## [Information provided]
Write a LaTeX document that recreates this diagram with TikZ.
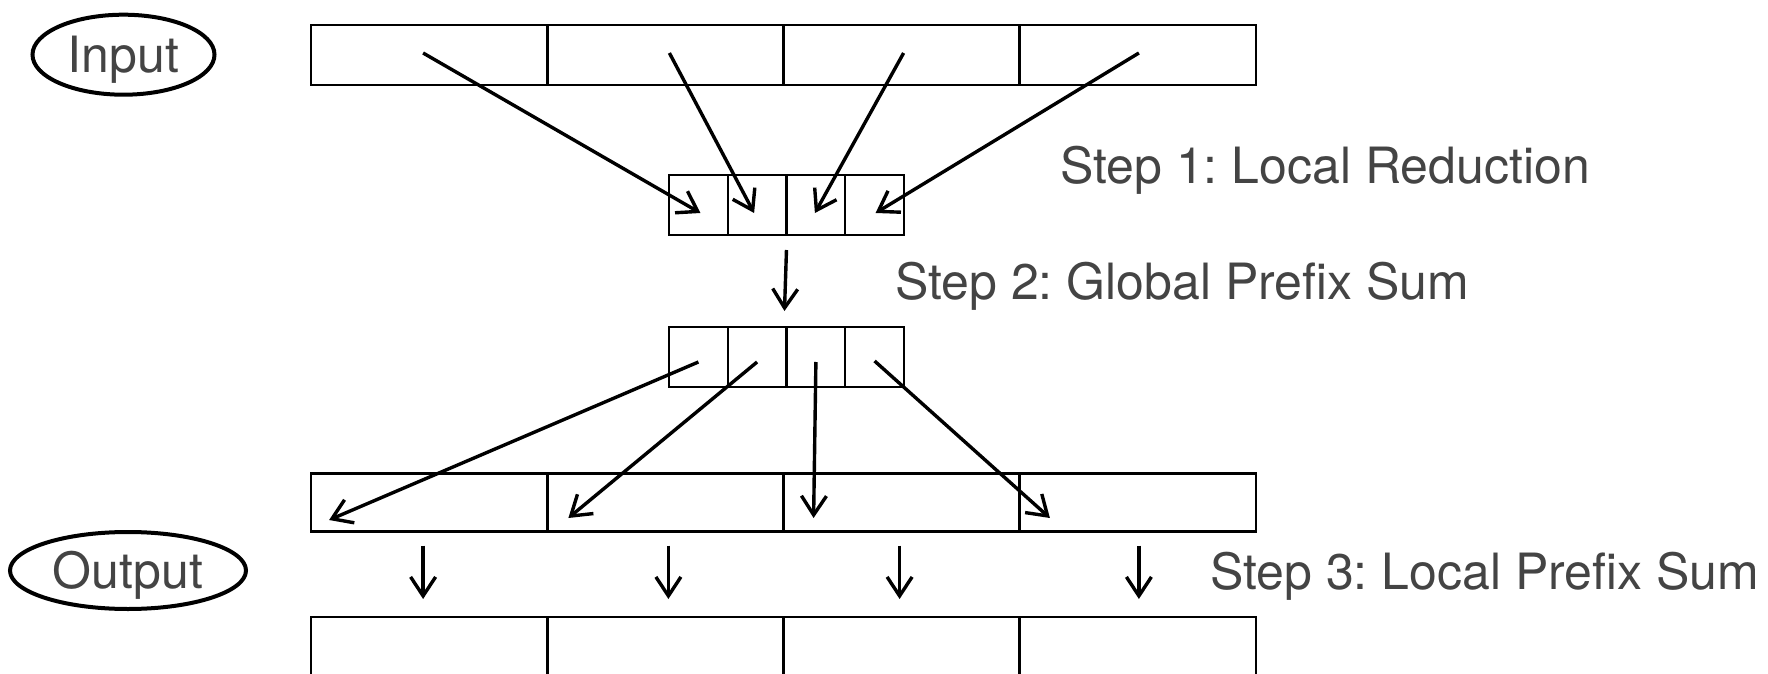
\documentclass[tikz,border=0pt]{standalone}
\usepackage{fontspec}
\setmainfont{TeX Gyre Heros}
\frenchspacing
\usetikzlibrary{arrows.meta,calc,shapes.geometric}
\definecolor{textgray}{HTML}{444444}
\tikzset{
  bigcell/.style={draw, line width=1.15pt, minimum width=118pt, minimum height=30pt, inner sep=0pt, outer sep=0pt},
  smallcell/.style={draw, line width=1.15pt, minimum width=29.375pt, minimum height=30pt, inner sep=0pt, outer sep=0pt},
  flow/.style={line width=1.7pt, -{Straight Barb[length=9.5pt,width=12.5pt,line width=1.7pt]}},
  tag/.style={ellipse, draw, line width=2pt, inner sep=0pt, text=textgray, font=\fontsize{25pt}{30pt}\selectfont, text height=18pt, text depth=0pt},
  steplabel/.style={anchor=base west, inner sep=0pt, text=textgray, font=\fontsize{25pt}{30pt}\selectfont}
}
\begin{document}
\begin{tikzpicture}[x=0.5pt,y=-0.5pt]
\useasboundingbox (0,0) rectangle (1768,674);
% rows
\foreach \i/\x in {1/429.1,2/665.4,3/901.6,4/1137.9}{
  \node[bigcell] (in\i) at (\x,55) {};
  \node[bigcell, minimum height=29pt] (m\i) at (\x,502.5) {};
  \node[bigcell] (o\i) at (\x,647) {};
}
\foreach \i/\x in {1/698.4,2/757.1,3/815.9,4/874.6}{
  \node[smallcell] (r\i) at (\x,205) {};
  \node[smallcell] (g\i) at (\x,357) {};
}
% labels
\node[tag, minimum width=91pt, minimum height=40pt] (input) at (123.5,54.7) {Input};
\node[tag, minimum width=118pt, minimum height=38.5pt] (output) at (128,570.5) {Output};
\node[steplabel] (s1) at (1060,184) {Step 1: Local Reduction};
\node[steplabel] (s2) at (895,299) {Step 2: Global Prefix Sum};
\node[steplabel] (s3) at (1210,589) {Step 3: Local Prefix Sum};
% step 1
\draw[flow] ($(in1.center)+(-6,-2)$) -- ($(r1.center)+(2,8)$);
\draw[flow] ($(in2.center)+(4,-2)$) -- ($(r2.center)+(-3,8)$);
\draw[flow] ($(in3.center)+(2,-2)$) -- ($(r3.center)+(-1,8)$);
\draw[flow] ($(in4.center)+(1,-2)$) -- ($(r4.center)+(1,8)$);
% step 2
\draw[flow] ($(r2.south east)+(0,15)$) -- ($(g2.north east)+(-2,-16)$);
% distribution
\draw[flow] ($(g1.center)+(0,5)$) -- ($(m1.west)+(18,17.5)$);
\draw[flow] ($(g2.center)+(0,5)$) -- ($(m2.west)+(21,15.5)$);
\draw[flow] ($(g3.center)+(0,5)$) -- ($(m3.west)+(30,15.5)$);
\draw[flow] ($(g4.center)+(0,4)$) -- ($(m4.west)+(30,15.5)$);
% step 3
\draw[flow] ($(m1.south)+(-6,14)$) -- ($(o1.north)+(-6,-18)$);
\draw[flow] ($(m2.south)+(3,14)$) -- ($(o2.north)+(3,-18)$);
\draw[flow] ($(m3.south)+(-2,14)$) -- ($(o3.north)+(-2,-18)$);
\draw[flow] ($(m4.south)+(1,14)$) -- ($(o4.north)+(1,-18)$);
\end{tikzpicture}
\end{document}
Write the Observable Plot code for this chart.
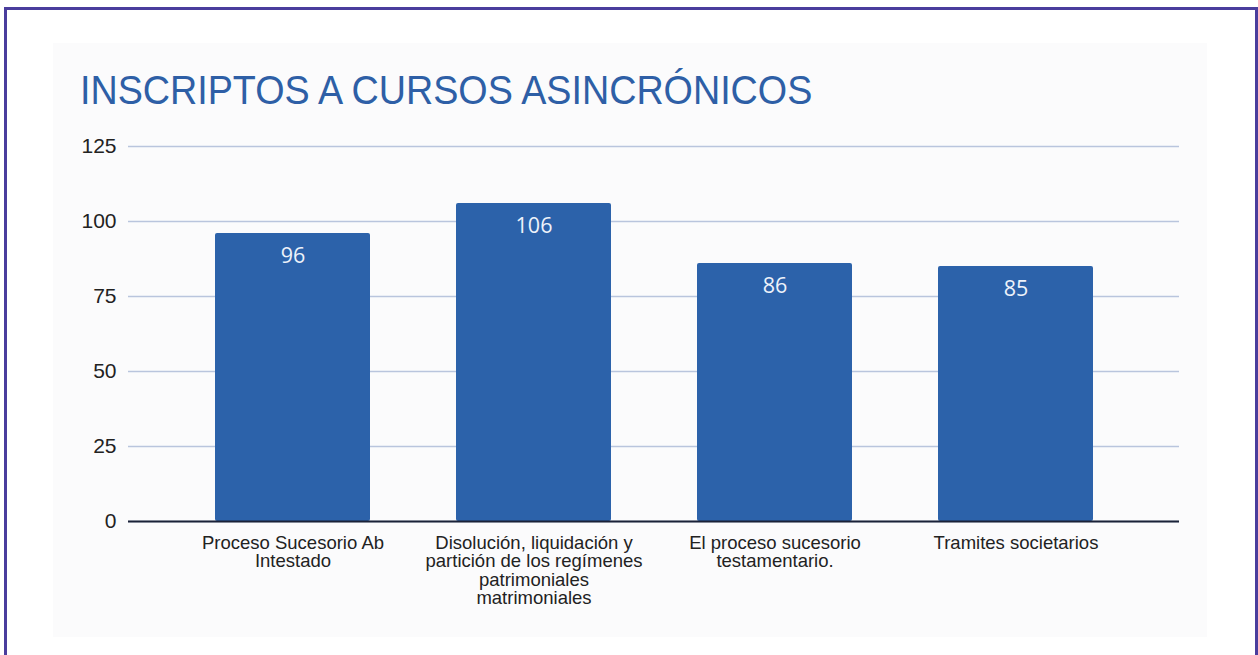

## [Task objective]
Write out the entries again, exactly as given, skipping any images.

## [Task solution]
Write a LaTeX document that recreates this diagram with TikZ.
\documentclass[tikz,border=0pt]{standalone}
\usepackage{fontspec}
\setmainfont{TeX Gyre Heros}
\frenchspacing
\usetikzlibrary{arrows.meta,calc,shapes.geometric}
\definecolor{textgray}{HTML}{444444}
\tikzset{
  bigcell/.style={draw, line width=1.15pt, minimum width=118pt, minimum height=30pt, inner sep=0pt, outer sep=0pt},
  smallcell/.style={draw, line width=1.15pt, minimum width=29.375pt, minimum height=30pt, inner sep=0pt, outer sep=0pt},
  flow/.style={line width=1.7pt, -{Straight Barb[length=9.5pt,width=12.5pt,line width=1.7pt]}},
  tag/.style={ellipse, draw, line width=2pt, inner sep=0pt, text=textgray, font=\fontsize{25pt}{30pt}\selectfont, text height=18pt, text depth=0pt},
  steplabel/.style={anchor=base west, inner sep=0pt, text=textgray, font=\fontsize{25pt}{30pt}\selectfont}
}
\begin{document}
\begin{tikzpicture}[x=0.5pt,y=-0.5pt]
\useasboundingbox (0,0) rectangle (1768,674);
% rows
\foreach \i/\x in {1/429.1,2/665.4,3/901.6,4/1137.9}{
  \node[bigcell] (in\i) at (\x,55) {};
  \node[bigcell, minimum height=29pt] (m\i) at (\x,502.5) {};
  \node[bigcell] (o\i) at (\x,647) {};
}
\foreach \i/\x in {1/698.4,2/757.1,3/815.9,4/874.6}{
  \node[smallcell] (r\i) at (\x,205) {};
  \node[smallcell] (g\i) at (\x,357) {};
}
% labels
\node[tag, minimum width=91pt, minimum height=40pt] (input) at (123.5,54.7) {Input};
\node[tag, minimum width=118pt, minimum height=38.5pt] (output) at (128,570.5) {Output};
\node[steplabel] (s1) at (1060,184) {Step 1: Local Reduction};
\node[steplabel] (s2) at (895,299) {Step 2: Global Prefix Sum};
\node[steplabel] (s3) at (1210,589) {Step 3: Local Prefix Sum};
% step 1
\draw[flow] ($(in1.center)+(-6,-2)$) -- ($(r1.center)+(2,8)$);
\draw[flow] ($(in2.center)+(4,-2)$) -- ($(r2.center)+(-3,8)$);
\draw[flow] ($(in3.center)+(2,-2)$) -- ($(r3.center)+(-1,8)$);
\draw[flow] ($(in4.center)+(1,-2)$) -- ($(r4.center)+(1,8)$);
% step 2
\draw[flow] ($(r2.south east)+(0,15)$) -- ($(g2.north east)+(-2,-16)$);
% distribution
\draw[flow] ($(g1.center)+(0,5)$) -- ($(m1.west)+(18,17.5)$);
\draw[flow] ($(g2.center)+(0,5)$) -- ($(m2.west)+(21,15.5)$);
\draw[flow] ($(g3.center)+(0,5)$) -- ($(m3.west)+(30,15.5)$);
\draw[flow] ($(g4.center)+(0,4)$) -- ($(m4.west)+(30,15.5)$);
% step 3
\draw[flow] ($(m1.south)+(-6,14)$) -- ($(o1.north)+(-6,-18)$);
\draw[flow] ($(m2.south)+(3,14)$) -- ($(o2.north)+(3,-18)$);
\draw[flow] ($(m3.south)+(-2,14)$) -- ($(o3.north)+(-2,-18)$);
\draw[flow] ($(m4.south)+(1,14)$) -- ($(o4.north)+(1,-18)$);
\end{tikzpicture}
\end{document}
Write the Observable Plot code for this chart.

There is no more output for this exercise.